* Given data
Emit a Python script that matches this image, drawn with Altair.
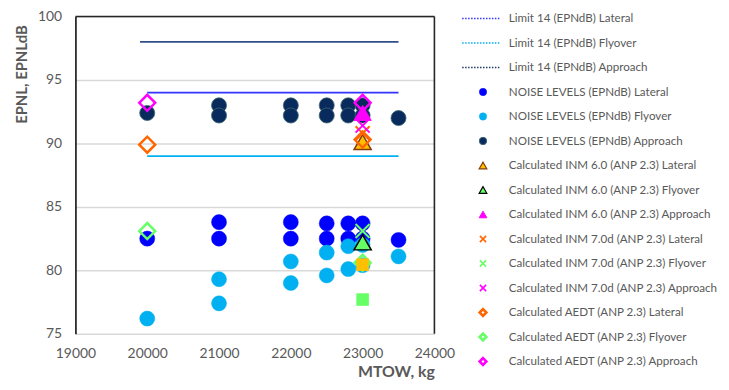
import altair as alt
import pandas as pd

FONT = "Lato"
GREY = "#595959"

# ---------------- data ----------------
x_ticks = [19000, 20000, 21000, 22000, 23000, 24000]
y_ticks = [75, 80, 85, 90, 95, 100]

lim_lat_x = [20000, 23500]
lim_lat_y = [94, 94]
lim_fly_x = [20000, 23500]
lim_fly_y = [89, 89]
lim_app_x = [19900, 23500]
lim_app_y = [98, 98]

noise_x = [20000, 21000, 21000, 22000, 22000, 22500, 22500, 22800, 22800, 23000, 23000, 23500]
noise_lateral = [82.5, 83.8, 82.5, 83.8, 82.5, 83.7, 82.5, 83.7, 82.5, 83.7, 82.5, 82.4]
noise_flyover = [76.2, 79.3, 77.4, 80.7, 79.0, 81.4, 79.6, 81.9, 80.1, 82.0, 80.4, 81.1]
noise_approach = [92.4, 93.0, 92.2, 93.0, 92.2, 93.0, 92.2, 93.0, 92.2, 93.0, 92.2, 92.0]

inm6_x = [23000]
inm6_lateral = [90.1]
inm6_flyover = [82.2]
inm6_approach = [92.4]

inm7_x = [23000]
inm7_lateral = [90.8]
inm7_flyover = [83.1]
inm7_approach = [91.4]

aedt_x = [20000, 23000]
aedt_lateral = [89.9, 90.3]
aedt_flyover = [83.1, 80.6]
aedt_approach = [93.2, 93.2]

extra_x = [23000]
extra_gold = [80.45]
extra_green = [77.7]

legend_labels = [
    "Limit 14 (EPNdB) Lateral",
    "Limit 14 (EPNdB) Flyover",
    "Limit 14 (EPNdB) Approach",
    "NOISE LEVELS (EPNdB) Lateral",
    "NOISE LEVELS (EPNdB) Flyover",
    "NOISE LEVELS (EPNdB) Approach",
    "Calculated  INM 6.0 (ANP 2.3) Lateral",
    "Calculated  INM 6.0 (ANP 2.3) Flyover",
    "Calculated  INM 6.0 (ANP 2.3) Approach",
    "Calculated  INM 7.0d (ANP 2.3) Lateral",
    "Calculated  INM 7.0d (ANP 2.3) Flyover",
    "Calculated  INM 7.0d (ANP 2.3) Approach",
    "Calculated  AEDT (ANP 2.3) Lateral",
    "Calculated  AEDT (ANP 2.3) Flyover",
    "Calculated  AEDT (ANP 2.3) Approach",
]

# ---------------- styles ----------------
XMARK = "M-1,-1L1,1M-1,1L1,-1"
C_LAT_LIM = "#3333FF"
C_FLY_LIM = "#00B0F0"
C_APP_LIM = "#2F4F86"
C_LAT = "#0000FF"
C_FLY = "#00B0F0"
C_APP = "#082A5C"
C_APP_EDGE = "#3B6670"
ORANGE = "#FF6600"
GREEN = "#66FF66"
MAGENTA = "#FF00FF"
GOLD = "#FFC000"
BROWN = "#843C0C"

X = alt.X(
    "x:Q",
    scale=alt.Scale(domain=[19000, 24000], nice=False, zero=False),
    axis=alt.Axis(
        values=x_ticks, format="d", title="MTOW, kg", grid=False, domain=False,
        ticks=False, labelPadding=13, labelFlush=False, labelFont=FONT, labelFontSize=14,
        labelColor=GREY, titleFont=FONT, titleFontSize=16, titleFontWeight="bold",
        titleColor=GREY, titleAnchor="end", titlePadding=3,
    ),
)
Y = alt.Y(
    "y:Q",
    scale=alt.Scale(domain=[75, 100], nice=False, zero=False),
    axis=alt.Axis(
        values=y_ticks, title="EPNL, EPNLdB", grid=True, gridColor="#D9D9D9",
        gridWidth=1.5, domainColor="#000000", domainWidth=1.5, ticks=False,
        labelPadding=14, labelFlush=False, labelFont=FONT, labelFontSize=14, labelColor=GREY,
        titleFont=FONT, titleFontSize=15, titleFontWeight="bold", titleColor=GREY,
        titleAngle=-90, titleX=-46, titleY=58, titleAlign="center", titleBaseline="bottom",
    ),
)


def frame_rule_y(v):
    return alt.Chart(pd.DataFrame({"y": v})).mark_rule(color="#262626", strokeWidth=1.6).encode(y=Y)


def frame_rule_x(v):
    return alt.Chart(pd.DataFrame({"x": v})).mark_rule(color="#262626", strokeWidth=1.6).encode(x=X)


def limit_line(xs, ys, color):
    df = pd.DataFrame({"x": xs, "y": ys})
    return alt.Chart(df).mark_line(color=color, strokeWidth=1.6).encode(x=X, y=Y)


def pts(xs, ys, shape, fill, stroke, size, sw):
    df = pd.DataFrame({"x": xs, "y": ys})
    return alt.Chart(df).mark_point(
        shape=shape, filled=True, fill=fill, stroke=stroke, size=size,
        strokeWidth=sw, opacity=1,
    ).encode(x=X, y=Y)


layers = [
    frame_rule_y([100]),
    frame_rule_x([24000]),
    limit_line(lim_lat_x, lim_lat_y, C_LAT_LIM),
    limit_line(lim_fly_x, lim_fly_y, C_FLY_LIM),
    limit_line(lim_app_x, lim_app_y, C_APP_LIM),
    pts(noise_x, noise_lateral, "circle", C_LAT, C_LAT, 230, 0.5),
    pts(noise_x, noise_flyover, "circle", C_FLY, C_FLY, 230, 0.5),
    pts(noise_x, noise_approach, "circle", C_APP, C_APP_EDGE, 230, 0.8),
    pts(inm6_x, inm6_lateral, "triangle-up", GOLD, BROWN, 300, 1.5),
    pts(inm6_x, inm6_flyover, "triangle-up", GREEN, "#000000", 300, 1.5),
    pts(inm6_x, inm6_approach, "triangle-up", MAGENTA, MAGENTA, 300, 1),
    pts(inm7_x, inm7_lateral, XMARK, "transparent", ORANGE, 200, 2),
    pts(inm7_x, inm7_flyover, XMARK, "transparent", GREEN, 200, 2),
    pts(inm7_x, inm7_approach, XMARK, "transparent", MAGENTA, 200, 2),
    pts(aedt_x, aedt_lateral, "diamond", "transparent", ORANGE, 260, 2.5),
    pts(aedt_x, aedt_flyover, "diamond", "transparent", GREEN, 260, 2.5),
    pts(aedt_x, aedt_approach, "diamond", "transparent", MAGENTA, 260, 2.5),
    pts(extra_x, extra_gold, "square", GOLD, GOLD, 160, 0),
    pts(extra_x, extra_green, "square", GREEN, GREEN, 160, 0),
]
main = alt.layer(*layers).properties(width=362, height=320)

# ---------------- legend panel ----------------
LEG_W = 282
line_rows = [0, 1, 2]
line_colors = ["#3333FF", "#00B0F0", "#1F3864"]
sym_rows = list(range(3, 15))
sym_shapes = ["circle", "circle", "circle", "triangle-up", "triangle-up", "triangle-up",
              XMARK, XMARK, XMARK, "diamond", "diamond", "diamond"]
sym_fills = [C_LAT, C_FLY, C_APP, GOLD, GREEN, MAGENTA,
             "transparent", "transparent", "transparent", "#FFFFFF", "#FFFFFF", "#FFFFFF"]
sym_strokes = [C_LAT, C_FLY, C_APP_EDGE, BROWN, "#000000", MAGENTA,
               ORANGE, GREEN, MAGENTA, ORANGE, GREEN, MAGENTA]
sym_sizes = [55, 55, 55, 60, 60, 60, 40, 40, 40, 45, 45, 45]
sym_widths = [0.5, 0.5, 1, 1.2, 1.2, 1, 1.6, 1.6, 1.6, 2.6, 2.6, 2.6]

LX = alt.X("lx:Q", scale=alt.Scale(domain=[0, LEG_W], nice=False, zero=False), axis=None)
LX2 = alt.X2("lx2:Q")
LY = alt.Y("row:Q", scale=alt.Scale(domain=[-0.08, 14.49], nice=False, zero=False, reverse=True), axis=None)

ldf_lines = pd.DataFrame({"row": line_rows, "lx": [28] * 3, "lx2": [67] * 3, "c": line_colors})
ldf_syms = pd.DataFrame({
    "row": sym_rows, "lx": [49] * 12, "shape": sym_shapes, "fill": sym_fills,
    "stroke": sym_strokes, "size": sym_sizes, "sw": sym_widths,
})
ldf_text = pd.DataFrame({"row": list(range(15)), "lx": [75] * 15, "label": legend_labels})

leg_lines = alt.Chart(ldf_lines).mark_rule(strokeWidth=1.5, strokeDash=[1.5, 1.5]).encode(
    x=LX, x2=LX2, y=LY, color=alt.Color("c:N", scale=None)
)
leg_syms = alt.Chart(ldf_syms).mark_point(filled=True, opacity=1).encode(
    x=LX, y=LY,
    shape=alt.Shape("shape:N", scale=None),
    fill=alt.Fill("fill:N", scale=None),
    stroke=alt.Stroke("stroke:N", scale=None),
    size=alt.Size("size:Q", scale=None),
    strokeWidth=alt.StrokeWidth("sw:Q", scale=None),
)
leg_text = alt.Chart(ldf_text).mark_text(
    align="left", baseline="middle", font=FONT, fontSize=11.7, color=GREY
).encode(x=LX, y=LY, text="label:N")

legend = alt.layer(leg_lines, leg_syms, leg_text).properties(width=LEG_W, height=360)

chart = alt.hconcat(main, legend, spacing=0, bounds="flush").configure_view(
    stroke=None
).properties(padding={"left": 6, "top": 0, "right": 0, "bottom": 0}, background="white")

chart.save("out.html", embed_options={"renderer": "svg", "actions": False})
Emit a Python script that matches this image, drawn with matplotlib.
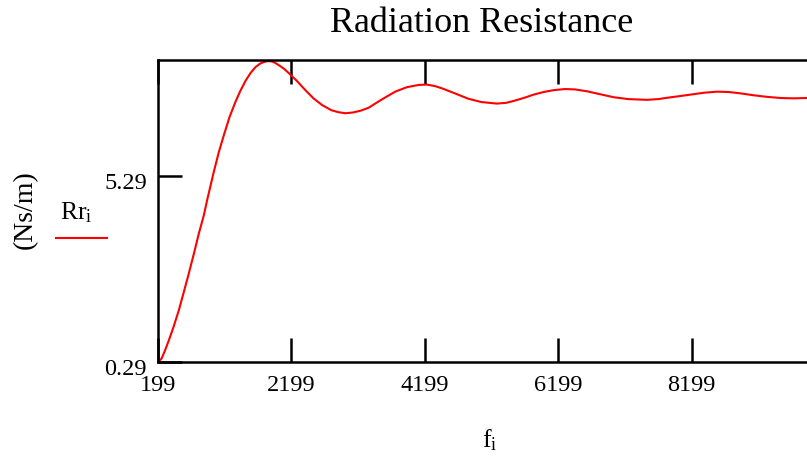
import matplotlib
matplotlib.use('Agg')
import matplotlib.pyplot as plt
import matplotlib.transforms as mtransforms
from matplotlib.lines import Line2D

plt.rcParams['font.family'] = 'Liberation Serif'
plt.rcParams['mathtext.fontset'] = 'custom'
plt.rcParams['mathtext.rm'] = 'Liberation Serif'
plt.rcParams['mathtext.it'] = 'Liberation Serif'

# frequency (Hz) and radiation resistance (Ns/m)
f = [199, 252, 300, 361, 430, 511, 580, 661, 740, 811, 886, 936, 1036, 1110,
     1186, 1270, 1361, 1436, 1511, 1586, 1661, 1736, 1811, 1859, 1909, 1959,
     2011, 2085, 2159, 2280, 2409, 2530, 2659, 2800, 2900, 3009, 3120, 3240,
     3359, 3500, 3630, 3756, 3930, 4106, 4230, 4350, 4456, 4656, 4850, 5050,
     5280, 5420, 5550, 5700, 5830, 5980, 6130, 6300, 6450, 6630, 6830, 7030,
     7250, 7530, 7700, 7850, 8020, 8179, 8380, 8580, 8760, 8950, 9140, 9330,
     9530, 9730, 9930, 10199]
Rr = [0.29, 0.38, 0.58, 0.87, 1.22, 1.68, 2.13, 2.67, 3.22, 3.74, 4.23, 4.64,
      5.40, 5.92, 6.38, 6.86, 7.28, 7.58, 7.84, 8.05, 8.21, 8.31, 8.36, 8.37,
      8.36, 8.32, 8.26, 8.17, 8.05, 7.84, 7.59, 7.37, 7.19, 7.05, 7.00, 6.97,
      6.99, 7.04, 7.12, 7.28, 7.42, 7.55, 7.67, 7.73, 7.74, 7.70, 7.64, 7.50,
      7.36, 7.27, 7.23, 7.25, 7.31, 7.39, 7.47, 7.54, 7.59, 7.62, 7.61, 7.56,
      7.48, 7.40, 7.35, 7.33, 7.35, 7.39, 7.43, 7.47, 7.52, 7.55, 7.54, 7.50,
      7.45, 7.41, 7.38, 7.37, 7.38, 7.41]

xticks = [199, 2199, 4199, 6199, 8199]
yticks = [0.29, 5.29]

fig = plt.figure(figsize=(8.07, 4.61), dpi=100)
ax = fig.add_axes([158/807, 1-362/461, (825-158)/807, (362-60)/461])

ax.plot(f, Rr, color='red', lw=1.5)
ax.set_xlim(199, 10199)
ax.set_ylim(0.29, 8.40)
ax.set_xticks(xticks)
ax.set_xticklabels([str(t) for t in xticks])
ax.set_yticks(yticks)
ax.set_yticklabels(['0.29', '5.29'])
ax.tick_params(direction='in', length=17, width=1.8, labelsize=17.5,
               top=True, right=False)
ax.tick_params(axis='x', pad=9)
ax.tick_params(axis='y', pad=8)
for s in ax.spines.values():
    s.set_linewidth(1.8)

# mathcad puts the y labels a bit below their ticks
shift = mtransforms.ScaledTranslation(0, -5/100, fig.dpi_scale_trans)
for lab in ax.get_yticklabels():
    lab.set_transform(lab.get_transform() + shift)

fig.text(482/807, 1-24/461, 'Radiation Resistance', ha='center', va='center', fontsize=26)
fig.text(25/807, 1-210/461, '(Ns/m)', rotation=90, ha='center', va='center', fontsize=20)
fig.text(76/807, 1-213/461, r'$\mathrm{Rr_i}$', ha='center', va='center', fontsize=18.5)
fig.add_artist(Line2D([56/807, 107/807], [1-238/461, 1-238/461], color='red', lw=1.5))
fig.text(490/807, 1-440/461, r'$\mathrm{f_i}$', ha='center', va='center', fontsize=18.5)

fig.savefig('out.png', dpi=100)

---

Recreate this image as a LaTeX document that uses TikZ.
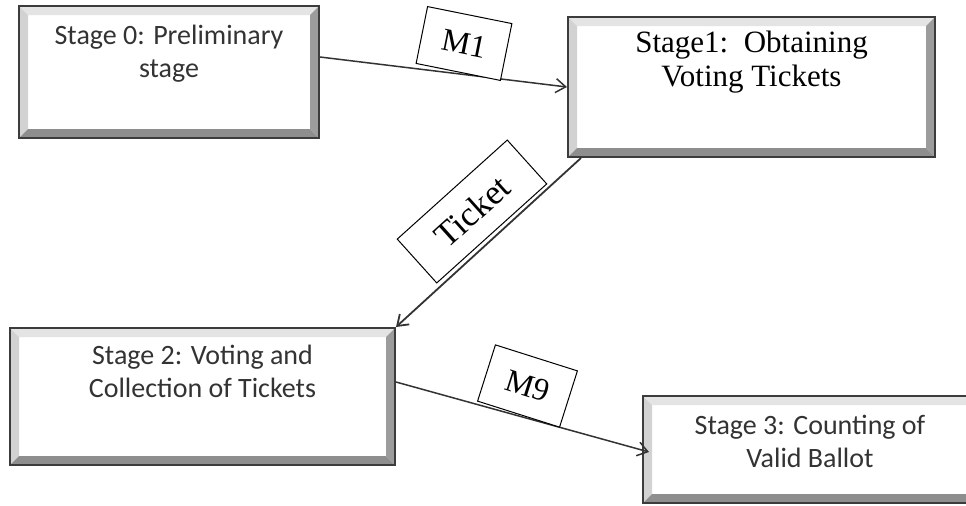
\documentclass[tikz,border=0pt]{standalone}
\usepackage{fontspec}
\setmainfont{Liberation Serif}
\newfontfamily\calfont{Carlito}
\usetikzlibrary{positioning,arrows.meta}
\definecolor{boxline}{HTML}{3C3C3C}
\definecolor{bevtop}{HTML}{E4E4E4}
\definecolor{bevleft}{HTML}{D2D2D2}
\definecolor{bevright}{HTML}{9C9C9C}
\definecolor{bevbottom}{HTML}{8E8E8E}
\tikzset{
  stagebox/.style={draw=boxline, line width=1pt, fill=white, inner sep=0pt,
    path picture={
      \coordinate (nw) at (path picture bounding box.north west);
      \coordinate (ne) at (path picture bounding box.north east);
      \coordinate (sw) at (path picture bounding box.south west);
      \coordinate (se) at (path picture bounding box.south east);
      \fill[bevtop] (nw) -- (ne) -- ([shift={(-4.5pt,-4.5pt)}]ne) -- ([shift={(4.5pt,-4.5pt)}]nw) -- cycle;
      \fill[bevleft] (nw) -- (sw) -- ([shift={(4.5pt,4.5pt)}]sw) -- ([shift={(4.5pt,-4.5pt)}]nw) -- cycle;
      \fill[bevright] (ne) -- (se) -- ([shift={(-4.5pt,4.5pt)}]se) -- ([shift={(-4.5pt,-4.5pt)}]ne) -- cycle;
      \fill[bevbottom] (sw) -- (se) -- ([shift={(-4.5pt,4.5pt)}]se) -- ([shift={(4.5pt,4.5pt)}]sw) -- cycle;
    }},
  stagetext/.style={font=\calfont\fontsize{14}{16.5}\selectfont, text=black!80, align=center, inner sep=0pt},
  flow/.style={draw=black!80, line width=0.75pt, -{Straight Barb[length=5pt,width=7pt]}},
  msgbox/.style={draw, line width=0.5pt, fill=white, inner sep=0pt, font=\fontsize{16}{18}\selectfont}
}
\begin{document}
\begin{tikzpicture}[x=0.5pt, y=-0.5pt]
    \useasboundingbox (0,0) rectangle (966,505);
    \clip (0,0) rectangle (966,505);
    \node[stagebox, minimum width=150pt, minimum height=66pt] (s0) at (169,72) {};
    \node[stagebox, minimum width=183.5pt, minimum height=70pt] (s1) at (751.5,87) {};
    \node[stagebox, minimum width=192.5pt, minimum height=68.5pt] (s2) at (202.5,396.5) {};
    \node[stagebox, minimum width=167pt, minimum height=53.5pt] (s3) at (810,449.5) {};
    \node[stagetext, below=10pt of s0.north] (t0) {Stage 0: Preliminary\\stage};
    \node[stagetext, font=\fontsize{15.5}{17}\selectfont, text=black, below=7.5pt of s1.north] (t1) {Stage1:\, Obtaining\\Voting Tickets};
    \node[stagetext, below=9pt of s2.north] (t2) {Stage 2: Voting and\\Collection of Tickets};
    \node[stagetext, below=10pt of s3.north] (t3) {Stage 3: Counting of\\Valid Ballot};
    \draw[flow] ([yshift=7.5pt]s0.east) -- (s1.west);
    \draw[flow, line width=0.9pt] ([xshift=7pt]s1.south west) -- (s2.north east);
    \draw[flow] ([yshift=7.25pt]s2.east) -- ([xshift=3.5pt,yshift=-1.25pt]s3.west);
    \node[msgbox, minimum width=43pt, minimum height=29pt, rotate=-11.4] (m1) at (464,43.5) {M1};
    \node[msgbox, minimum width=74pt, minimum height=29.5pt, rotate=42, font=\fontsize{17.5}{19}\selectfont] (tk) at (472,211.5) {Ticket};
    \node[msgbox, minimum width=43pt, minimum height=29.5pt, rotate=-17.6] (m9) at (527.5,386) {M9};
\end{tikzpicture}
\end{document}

* To be done
Only the lines from the one holding "drawn with matplotlib." to the one holding "plt.rcParams['mathtext.it'] = 'Liberation" should be returned, both included and exactly as written, with no pictures.

* Response below
Emit a Python script that matches this image, drawn with matplotlib.
import matplotlib
matplotlib.use('Agg')
import matplotlib.pyplot as plt
import matplotlib.transforms as mtransforms
from matplotlib.lines import Line2D

plt.rcParams['font.family'] = 'Liberation Serif'
plt.rcParams['mathtext.fontset'] = 'custom'
plt.rcParams['mathtext.rm'] = 'Liberation Serif'
plt.rcParams['mathtext.it'] = 'Liberation Serif'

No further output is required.